Sitting (left to right): War Van Overstraeten, P. Lebedev-Polyansky (secretary). A. Lunacharsky (chairman), Nicola Bombacci, Wilhelm Herzog, Standing Walther Bringolf, Jules Humbert-Droz

This was set up on 12 August 1920 following the Comintern Congress. The president was Anatoly Lunacharsky and the General Secretary Pavel Lebedev-Polianskii. The Bureau included several international delegates:
- Executive Committee
- Wilhelm Herzog (Germany)
- Jules Humbert-Droz (Switzerland)
- Nicola Bombacci (Italy)
- William McLaine (Great Britain)
- Raymond Lefebvre (France)
- Others
- Max Barthel (Germany)
- John Reed (USA)
- Tom Quelch (Great Britain)
- Karl Toman (Austria)
- War Van Overstraeten (Belgium)
- Haavard Langseth (Norway)
- Walther Bringolf (Switzerland)

== Criticism ==
Leo Pasvolsky was one of the first people to criticize the formation of Kultintern. First he portrayed the movement as generally exhibiting a heavy monotony with poetry which was both facile and pretentious.
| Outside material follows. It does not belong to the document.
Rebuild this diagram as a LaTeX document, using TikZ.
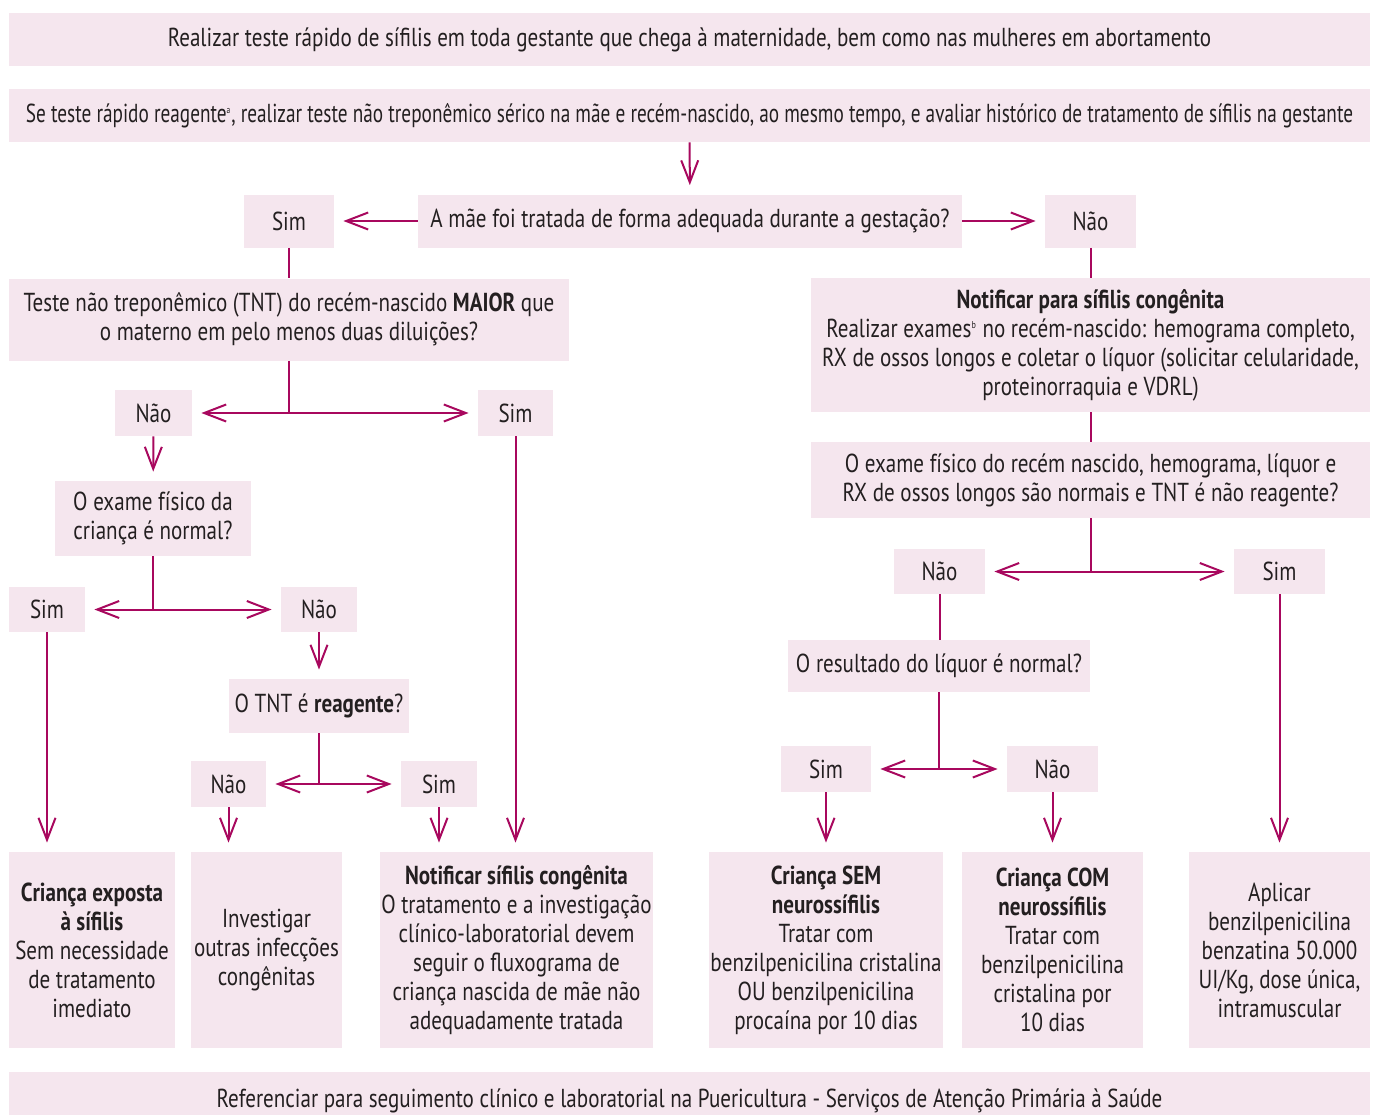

However he further claimed that the foundation of Kultintern would reduce the Proletkult movement "not primarily, but exclusively" to a weapon to promote the Bolshevik view of communism.

==See also==
- Akasztott Ember, a Hungarian avant-garde arts magazine which advocated "the formation of an "International Cultural Revolutionary Internationale to be realized through the Proletkult network" in 1922.